[Exercise]
Omit every picture and return the rest of the data unaltered.

--- START OF Data lines ---

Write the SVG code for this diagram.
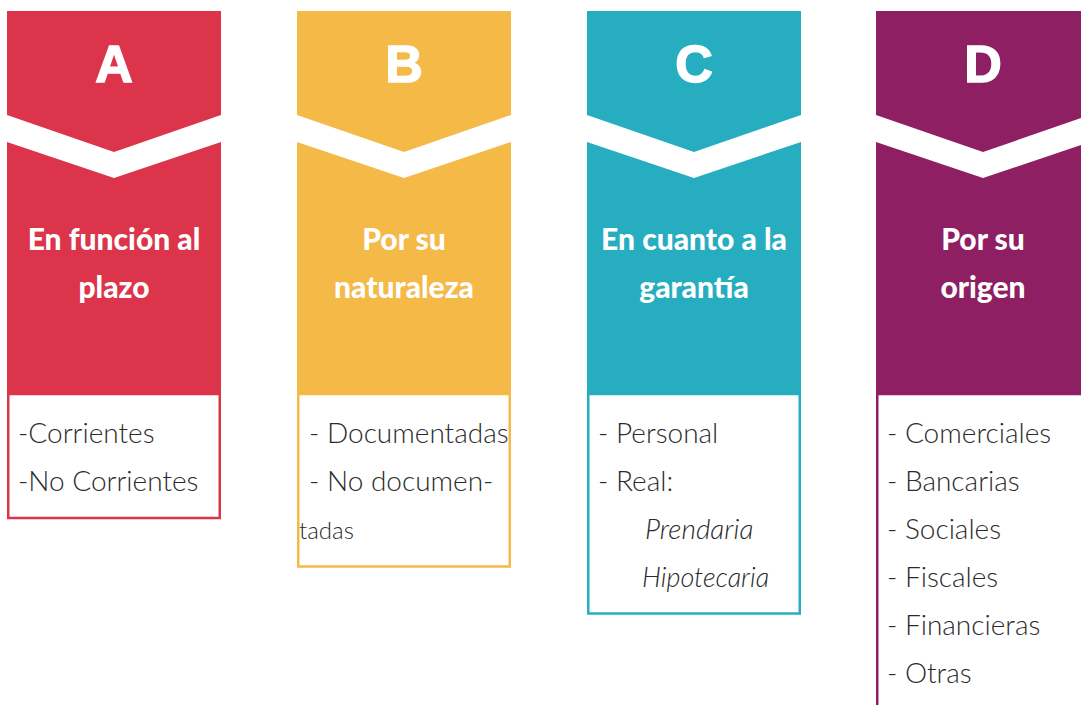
<svg xmlns="http://www.w3.org/2000/svg" width="1081" height="705" viewBox="0 0 1081 705">
<style>
.letter{font-family:"Liberation Sans",Arial,sans-serif;font-weight:700;font-size:52px;fill:#fff;stroke:#fff;stroke-width:1.5;text-anchor:middle}
.head{font-family:Lato,"Liberation Sans",sans-serif;font-weight:900;font-size:30px;fill:#fff;text-anchor:middle}
.body{font-family:Lato,"Liberation Sans",sans-serif;font-weight:300;font-size:28px;fill:#2b2b2b}
.it{font-style:italic}
.box{fill:#fff;stroke-width:2.5}
</style>
<rect width="1081" height="705" fill="#fff"/>
<g id="colA">
<path d="M7 11H221V115L114 152L7 115Z" fill="#DC354B"/>
<path d="M7 142L114 178L221 142V395H7Z" fill="#DC354B"/>
<rect class="box" x="8.25" y="394" width="211.5" height="124" stroke="#DC354B"/>
<text class="letter" x="114" y="82">A</text>
<text class="head" x="114" y="250">En función al</text>
<text class="head" x="114" y="298">plazo</text>
<text class="body" x="18" y="443">-Corrientes</text>
<text class="body" x="18" y="491">-No Corrientes</text>
</g>
<g id="colB">
<path d="M297 11H511V115L404 152L297 115Z" fill="#F4B947"/>
<path d="M297 142L404 178L511 142V395H297Z" fill="#F4B947"/>
<rect class="box" x="298.25" y="394" width="211.5" height="172.5" stroke="#F4B947"/>
<text class="letter" x="404" y="82">B</text>
<text class="head" x="404" y="250">Por su</text>
<text class="head" x="404" y="298">naturaleza</text>
<text class="body" x="309" y="443">- Documentadas</text>
<text class="body" x="309" y="491">- No documen-</text>
<text class="body" x="299" y="539" style="font-size:24px">tadas</text>
</g>
<g id="colC">
<path d="M587 11H801V115L694 152L587 115Z" fill="#27ADC0"/>
<path d="M587 142L694 178L801 142V395H587Z" fill="#27ADC0"/>
<rect class="box" x="588.25" y="394" width="211.5" height="219.5" stroke="#27ADC0"/>
<text class="letter" x="694" y="82">C</text>
<text class="head" x="694" y="250">En cuanto a la</text>
<text class="head" x="694" y="298">garantía</text>
<text class="body" x="598" y="443">- Personal</text>
<text class="body" x="598" y="491">- Real:</text>
<text class="body it" x="645" y="539">Prendaria</text>
<text class="body it" x="642" y="587" style="font-size:27px">Hipotecaria</text>
</g>
<g id="colD">
<path d="M876 11H1090V115L983 152L876 115Z" fill="#8E1F62"/>
<path d="M876 142L983 178L1090 142V395H876Z" fill="#8E1F62"/>
<rect class="box" x="877.25" y="394" width="211.5" height="330" stroke="#8E1F62"/>
<text class="letter" x="983" y="82">D</text>
<text class="head" x="983" y="250">Por su</text>
<text class="head" x="983" y="298">origen</text>
<text class="body" x="887" y="443">- Comerciales</text>
<text class="body" x="887" y="491">- Bancarias</text>
<text class="body" x="887" y="539">- Sociales</text>
<text class="body" x="887" y="587">- Fiscales</text>
<text class="body" x="887" y="635">- Financieras</text>
<text class="body" x="887" y="683">- Otras</text>
</g>
<g id="connectors"></g>
</svg>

--- END OF Data lines ---

[Answer in full]
Write the SVG code for this diagram.
<svg xmlns="http://www.w3.org/2000/svg" width="1081" height="705" viewBox="0 0 1081 705">
<style>
.letter{font-family:"Liberation Sans",Arial,sans-serif;font-weight:700;font-size:52px;fill:#fff;stroke:#fff;stroke-width:1.5;text-anchor:middle}
.head{font-family:Lato,"Liberation Sans",sans-serif;font-weight:900;font-size:30px;fill:#fff;text-anchor:middle}
.body{font-family:Lato,"Liberation Sans",sans-serif;font-weight:300;font-size:28px;fill:#2b2b2b}
.it{font-style:italic}
.box{fill:#fff;stroke-width:2.5}
</style>
<rect width="1081" height="705" fill="#fff"/>
<g id="colA">
<path d="M7 11H221V115L114 152L7 115Z" fill="#DC354B"/>
<path d="M7 142L114 178L221 142V395H7Z" fill="#DC354B"/>
<rect class="box" x="8.25" y="394" width="211.5" height="124" stroke="#DC354B"/>
<text class="letter" x="114" y="82">A</text>
<text class="head" x="114" y="250">En función al</text>
<text class="head" x="114" y="298">plazo</text>
<text class="body" x="18" y="443">-Corrientes</text>
<text class="body" x="18" y="491">-No Corrientes</text>
</g>
<g id="colB">
<path d="M297 11H511V115L404 152L297 115Z" fill="#F4B947"/>
<path d="M297 142L404 178L511 142V395H297Z" fill="#F4B947"/>
<rect class="box" x="298.25" y="394" width="211.5" height="172.5" stroke="#F4B947"/>
<text class="letter" x="404" y="82">B</text>
<text class="head" x="404" y="250">Por su</text>
<text class="head" x="404" y="298">naturaleza</text>
<text class="body" x="309" y="443">- Documentadas</text>
<text class="body" x="309" y="491">- No documen-</text>
<text class="body" x="299" y="539" style="font-size:24px">tadas</text>
</g>
<g id="colC">
<path d="M587 11H801V115L694 152L587 115Z" fill="#27ADC0"/>
<path d="M587 142L694 178L801 142V395H587Z" fill="#27ADC0"/>
<rect class="box" x="588.25" y="394" width="211.5" height="219.5" stroke="#27ADC0"/>
<text class="letter" x="694" y="82">C</text>
<text class="head" x="694" y="250">En cuanto a la</text>
<text class="head" x="694" y="298">garantía</text>
<text class="body" x="598" y="443">- Personal</text>
<text class="body" x="598" y="491">- Real:</text>
<text class="body it" x="645" y="539">Prendaria</text>
<text class="body it" x="642" y="587" style="font-size:27px">Hipotecaria</text>
</g>
<g id="colD">
<path d="M876 11H1090V115L983 152L876 115Z" fill="#8E1F62"/>
<path d="M876 142L983 178L1090 142V395H876Z" fill="#8E1F62"/>
<rect class="box" x="877.25" y="394" width="211.5" height="330" stroke="#8E1F62"/>
<text class="letter" x="983" y="82">D</text>
<text class="head" x="983" y="250">Por su</text>
<text class="head" x="983" y="298">origen</text>
<text class="body" x="887" y="443">- Comerciales</text>
<text class="body" x="887" y="491">- Bancarias</text>
<text class="body" x="887" y="539">- Sociales</text>
<text class="body" x="887" y="587">- Fiscales</text>
<text class="body" x="887" y="635">- Financieras</text>
<text class="body" x="887" y="683">- Otras</text>
</g>
<g id="connectors"></g>
</svg>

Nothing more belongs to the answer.